With this guide, learn how audio classification works and how to implement it when building audio ML projects, so you can optimize your ML models and build a better overall product.

How Audio Classification for Machine Learning Works

To understand how audio classification works, let’s walk through an example of audio classification in a voice-based virtual assistant. The goal is for the virtual assistant to recognize the user's voice and respond to a command.

All digital virtual assistants have two main components:

Speech-to-Text (STT) - a voice processing component that takes the user input (i.e., speech) as an audio format and transcribes the utterance into text.
Natural Language Understanding (NLU) - a component that takes the text transcription of the user input and extracts structured data that allows the system to understand human language.

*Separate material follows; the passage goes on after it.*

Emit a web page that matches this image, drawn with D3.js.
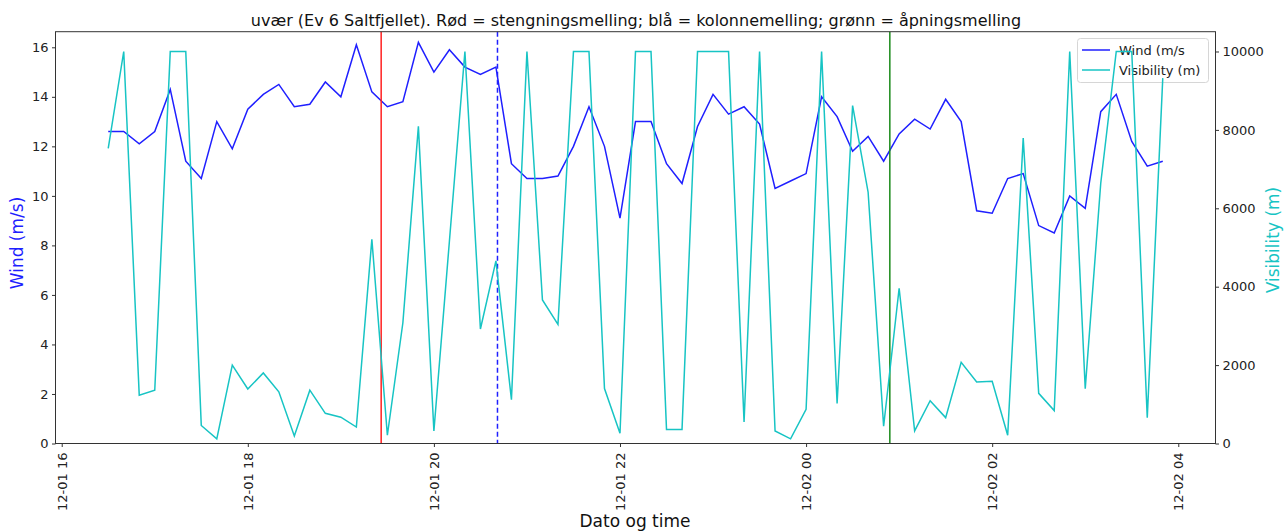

Voice-enabled technologies rely on deep learning—a specific kind of machine learning (ML)—to train the STT and NLU components. Here, we label a large and wide diversity of speech samples (audio samples from children, women, and men from different countries and ethnicities with multiple intonations).

We then mark every word in the audio sample with a text label from the corresponding audio in the text. This labeling aims to help the machine learning algorithm find patterns in the data (referred to as training data), which it can then use to identify a new audio sample (test data). This process is repeated multiple times until the ML model learns to perform STT and NLU with high accuracy.

Once we have tested the models, they can be deployed in virtual assistants to identify the user's voice, intent, and key information in the command that is required to address it.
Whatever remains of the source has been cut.